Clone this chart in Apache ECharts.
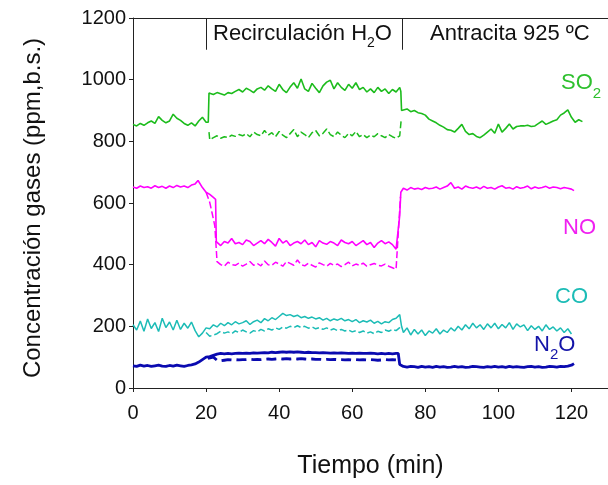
<!DOCTYPE html>
<html>
<head>
<meta charset="utf-8">
<script src="https://cdn.jsdelivr.net/npm/echarts@6/dist/echarts.min.js"></script>
<style>
html,body{margin:0;padding:0;background:#fff;}
#chart{width:608px;height:485px;}
</style>
</head>
<body>
<div id="chart"></div>
<script>
// ---- Data (ppm, b.s.) : values at whole minutes starting at the given minute, plus a few extra points at the steps ----
var xTicks = [0, 20, 40, 60, 80, 100, 120];
var yTicks = [0, 200, 400, 600, 800, 1000, 1200];
var phaseBoundaries = [20, 73.6];
var phaseLabels = ['Recirculación H', 'Antracita 925 ºC'];
var xTitle = 'Tiempo (min)';
var yTitle = 'Concentración gases (ppm,b.s.)';

var so2SolidStart = 0;
var so2Solid = [
  855, 850, 858, 852, 860, 866, 858, 880, 868, 860,
  866, 888, 875, 868, 858, 852, 860, 850, 866, 878, 862,
  955, 952, 958, 954, 950, 958, 955, 962, 968, 960,
  972, 966, 958, 970, 975, 966, 980, 970, 962, 985,
  968, 958, 976, 990, 972, 1002, 970, 962, 988, 972,
  958, 980, 992, 998, 970, 990, 975, 965, 985, 972,
  990, 968, 975, 960, 970, 958, 975, 962, 970, 955,
  968, 960, 975,
  900, 905, 896, 900, 893, 890, 885, 872, 866, 860,
  852, 846, 838, 836, 830, 842, 855, 832, 822, 825,
  816, 812, 820, 830, 840, 826, 856, 830, 842, 856,
  840, 848, 850, 850, 852, 848, 850, 858, 866, 855,
  860, 866, 870, 885, 892, 902, 878, 862, 870, 864
];
var so2SolidSteps = [[20.6, 862], [20.8, 957], [73.3, 962], [73.5, 900]];

var so2DashStart = 21;
var so2Dash = [
  805, 812, 818, 810, 815, 812, 820, 816, 822, 818,
  825, 815, 830, 822, 818, 835, 820, 828, 815, 832,
  820, 812, 825, 838, 815, 830, 822, 812, 828, 835,
  818, 826, 840, 822, 815, 830, 820, 812, 826, 818,
  832, 815, 822, 812, 820, 815, 825, 818, 812, 822,
  815, 810, 818
];
var so2DashSteps = [[20.8, 830], [73.4, 870]];

var noSolidStart = 0;
var noSolid = [
  652, 648, 655, 650, 653, 648, 656, 650, 654, 648,
  655, 650, 657, 652, 655, 650, 658, 662, 668, 650,
  635, 628, 618,
  478, 462, 475, 470, 485, 468, 472, 465, 480, 475,
  462, 470, 478, 468, 482, 472, 460, 485, 470, 478,
  462, 470, 475, 468, 480, 465, 472, 458, 478, 470,
  466, 475, 470, 462, 480, 472, 468, 475, 462, 470,
  478, 465, 472, 456, 470, 478, 468, 474, 465, 450,
  560,
  648, 642, 650, 645, 648, 644, 650, 646, 648, 652,
  645, 650, 655, 666, 648, 652, 645, 655, 650, 648,
  652, 646, 654, 648, 650, 645, 652, 656, 648, 650,
  645, 653, 648, 650, 655, 646, 652, 648, 650, 654,
  648, 652, 650, 646, 650, 648, 645
];
var noSolidSteps = [[17.8, 673], [22.6, 612], [22.8, 475], [72.4, 455], [73.3, 635], [120.7, 640]];

var noDashStart = 24;
var noDash = [
  400, 395, 408, 400, 398, 405, 395, 402, 410, 398,
  404, 396, 412, 400, 398, 408, 402, 395, 410, 404,
  398, 415, 400, 396, 405, 398, 392, 406, 400, 395,
  404, 398, 402, 394, 400, 408, 396, 402, 398, 405,
  395, 400, 404, 398, 396, 402, 395, 390, 385
];
var noDashSteps = [[20, 635], [21, 602], [21.6, 570], [22.0, 548], [22.4, 525], [22.8, 520], [23, 410], [72.5, 388], [73.2, 620]];

var coSolidStart = 0;
var coSolid = [
  205, 188, 217, 184, 224, 193, 212, 183, 226, 196,
  214, 188, 220, 190, 210, 194, 214, 186, 166, 178,
  195, 192, 205, 198, 210, 202, 212, 205, 215, 208,
  212, 218, 206, 215, 220, 212, 225, 218, 228, 222,
  232, 242, 235, 238, 232, 236, 228, 232, 226, 230,
  224, 228, 220, 226, 218, 224, 220, 226, 218, 222,
  215, 222, 212, 218, 214, 220, 210, 216, 208, 215,
  212, 222, 226, 238, 180, 195, 172, 190, 175, 188,
  170, 185, 178, 192, 175, 188, 180, 195, 185, 200,
  188, 205, 192, 210, 195, 205, 190, 208, 195, 210,
  192, 206, 195, 212, 190, 208, 198, 205, 186, 202,
  190, 200, 185, 205, 190, 198, 185, 195, 180, 192, 175
];
var coSolidSteps = [[73.5, 200]];

var coDashStart = 20;
var coDash = [
  180, 168, 172, 176, 184, 178, 182, 176, 185, 180,
  188, 182, 178, 186, 182, 190, 185, 192, 188, 195,
  190, 198, 194, 200, 196, 202, 196, 200, 194, 198,
  192, 196, 190, 195, 188, 192, 186, 190, 185, 188,
  182, 186, 180, 185, 178, 182, 176, 184, 180, 188,
  184, 190, 186, 196
];
var coDashSteps = [[73.5, 205]];

var n2oSolidStart = 0;
var n2oSolid = [
  72, 70, 74, 71, 73, 70, 72, 74, 71, 70,
  73, 71, 74, 72, 70, 73, 75, 78, 84, 92,
  100, 102, 106, 110, 112, 111, 112, 111, 112, 113,
  112, 113, 112, 114, 113, 114, 115, 114, 116, 115,
  116, 117, 116, 117, 116, 117, 116, 115, 116, 115,
  115, 114, 115, 114, 113, 114, 113, 114, 113, 112,
  113, 112, 113, 112, 112, 113, 112, 111, 112, 111,
  112, 111, 112, 76, 70, 68, 70, 69, 67, 70,
  68, 69, 67, 70, 68, 69, 67, 68, 70, 68,
  69, 67, 68, 70, 69, 68, 67, 69, 68, 70,
  68, 69, 67, 70, 68, 69, 68, 67, 69, 70,
  68, 69, 67, 68, 70, 69, 68, 70, 69, 71, 74
];
var n2oSolidSteps = [[72.6, 112], [73.4, 72], [120.7, 79]];

var n2oDashStart = 21;
var n2oDash = [
  96, 100, 90, 88, 90, 92, 91, 92, 91, 92,
  92, 93, 92, 93, 92, 93, 94, 93, 94, 95,
  94, 95, 94, 95, 94, 95, 94, 93, 94, 93,
  93, 92, 93, 92, 93, 92, 92, 91, 92, 91,
  92, 91, 92, 91, 92, 91, 90, 91, 92, 91,
  92, 91
];
var n2oDashSteps = [[20.5, 96], [72.8, 80]];

// ---- helpers ----
function build(start, vals, steps) {
  var pts = vals.map(function (v, i) { return [start + i, v]; });
  steps.forEach(function (p) { pts.push(p); });
  pts.sort(function (a, b) { return a[0] - b[0]; });
  return pts;
}

var FONT = '"Liberation Sans", Arial, sans-serif';
var C_SO2 = '#1cbc1c', C_NO = '#ff00ff', C_CO = '#1cbcb6', C_N2O = '#0a0ab0';

function lineSeries(name, data, color, width, dash) {
  return {
    name: name, type: 'line', data: data, showSymbol: false, symbol: 'none',
    lineStyle: { color: color, width: width, type: dash || 'solid' },
    silent: true, animation: false, z: 3
  };
}

var series = [
  lineSeries('SO2', build(so2SolidStart, so2Solid, so2SolidSteps), C_SO2, 1.6),
  lineSeries('SO2 b', build(so2DashStart, so2Dash, so2DashSteps), C_SO2, 1.5, [7, 3]),
  lineSeries('NO', build(noSolidStart, noSolid, noSolidSteps), C_NO, 1.6),
  lineSeries('NO b', build(noDashStart, noDash, noDashSteps), C_NO, 1.5, [7, 3]),
  lineSeries('CO', build(coSolidStart, coSolid, coSolidSteps), C_CO, 1.5),
  lineSeries('CO b', build(coDashStart, coDash, coDashSteps), C_CO, 1.5, [7, 3]),
  lineSeries('N2O', build(n2oSolidStart, n2oSolid, n2oSolidSteps), C_N2O, 2.8),
  lineSeries('N2O b', build(n2oDashStart, n2oDash, n2oDashSteps), C_N2O, 2.8, [10, 5])
];

series[0].markLine = {
  symbol: 'none', silent: true, animation: false,
  label: { show: false },
  lineStyle: { color: '#222', width: 1, type: 'solid' },
  data: phaseBoundaries.map(function (t) { return [{ coord: [t, 1200] }, { coord: [t, 1097] }]; })
};

var axisCol = '#222';
var chart = echarts.init(document.getElementById('chart'), null, { renderer: 'canvas' });

var measureCtx = document.createElement('canvas').getContext('2d');
function textWidth(t, size) {
  measureCtx.font = size + 'px ' + FONT;
  return measureCtx.measureText(t).width;
}

// parts: [text, isSub]; text laid out left to right, subscripts shifted down
function label(x, yCenter, parts, color, size, subSize, subDrop) {
  var children = [];
  var cx = 0;
  parts.forEach(function (p) {
    var fs = p[1] ? subSize : size;
    children.push({
      type: 'text', x: cx, y: p[1] ? subDrop : 0, silent: true,
      style: { text: p[0], font: fs + 'px ' + FONT, fill: color, align: 'left', verticalAlign: 'middle' }
    });
    cx += textWidth(p[0], fs);
  });
  return { type: 'group', x: x, y: yCenter, children: children, z: 10, silent: true };
}

var option = {
  backgroundColor: '#fff',
  animation: false,
  grid: { left: 133, top: 18, width: 476, height: 370, containLabel: false },
  xAxis: [{
    type: 'value', min: 0, max: 130, interval: 20,
    name: xTitle, nameLocation: 'middle', nameGap: 66,
    nameTextStyle: { fontSize: 25, fontFamily: FONT, color: '#111' },
    axisLine: { show: true, lineStyle: { color: axisCol, width: 1 } },
    axisTick: { show: true, inside: false, length: 4, lineStyle: { color: axisCol } },
    axisLabel: {
      fontSize: 20, fontFamily: FONT, color: '#111', margin: 15,
      showMaxLabel: false,
      formatter: function (v) { return xTicks.indexOf(v) >= 0 ? String(v) : ''; }
    },
    splitLine: { show: false }
  }, {
    type: 'value', position: 'top', min: 0, max: 130,
    axisLine: { show: true, onZero: false, lineStyle: { color: axisCol, width: 1 } },
    axisTick: { show: false }, axisLabel: { show: false }, splitLine: { show: false }
  }],
  yAxis: [{
    type: 'value', min: 0, max: 1200, interval: 200,
    axisLine: { show: true, lineStyle: { color: axisCol, width: 1 } },
    axisTick: { show: true, inside: false, length: 4, lineStyle: { color: axisCol } },
    axisLabel: {
      fontSize: 20, fontFamily: FONT, color: '#111', margin: 7,
      formatter: function (v) { return yTicks.indexOf(v) >= 0 ? String(v) : ''; }
    },
    splitLine: { show: false }
  }],
  series: series,
  graphic: [
    {
      type: 'text', x: 33, y: 208, rotation: Math.PI / 2, silent: true,
      style: { text: yTitle, font: '24px ' + FONT, fill: '#111', align: 'center', verticalAlign: 'middle' }
    },
    label(213, 34, [[phaseLabels[0], false], ['2', true], ['O', false]], '#111', 22, 14, 9),
    label(430, 34, [[phaseLabels[1], false]], '#111', 22, 14, 9),
    label(561, 83, [['SO', false], ['2', true]], '#2ec02e', 22, 15, 11),
    label(563, 228, [['NO', false]], '#f020f0', 22, 15, 10),
    label(555, 297, [['CO', false]], '#1cbcb6', 22, 15, 10),
    label(534, 345, [['N', false], ['2', true], ['O', false]], '#1414a8', 22, 15, 10)
  ]
};
chart.setOption(option);
</script>
</body>
</html>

TASK OBJECTIVE ▸
Without any pictures, reproduce the lines from the first one in the material through the line that has "var yTitle = 'Concentración", exactly as they appear.

RIGHT ANSWER ▸
Clone this chart in Apache ECharts.
<!DOCTYPE html>
<html>
<head>
<meta charset="utf-8">
<script src="https://cdn.jsdelivr.net/npm/echarts@6/dist/echarts.min.js"></script>
<style>
html,body{margin:0;padding:0;background:#fff;}
#chart{width:608px;height:485px;}
</style>
</head>
<body>
<div id="chart"></div>
<script>
// ---- Data (ppm, b.s.) : values at whole minutes starting at the given minute, plus a few extra points at the steps ----
var xTicks = [0, 20, 40, 60, 80, 100, 120];
var yTicks = [0, 200, 400, 600, 800, 1000, 1200];
var phaseBoundaries = [20, 73.6];
var phaseLabels = ['Recirculación H', 'Antracita 925 ºC'];
var xTitle = 'Tiempo (min)';
var yTitle = 'Concentración gases (ppm,b.s.)';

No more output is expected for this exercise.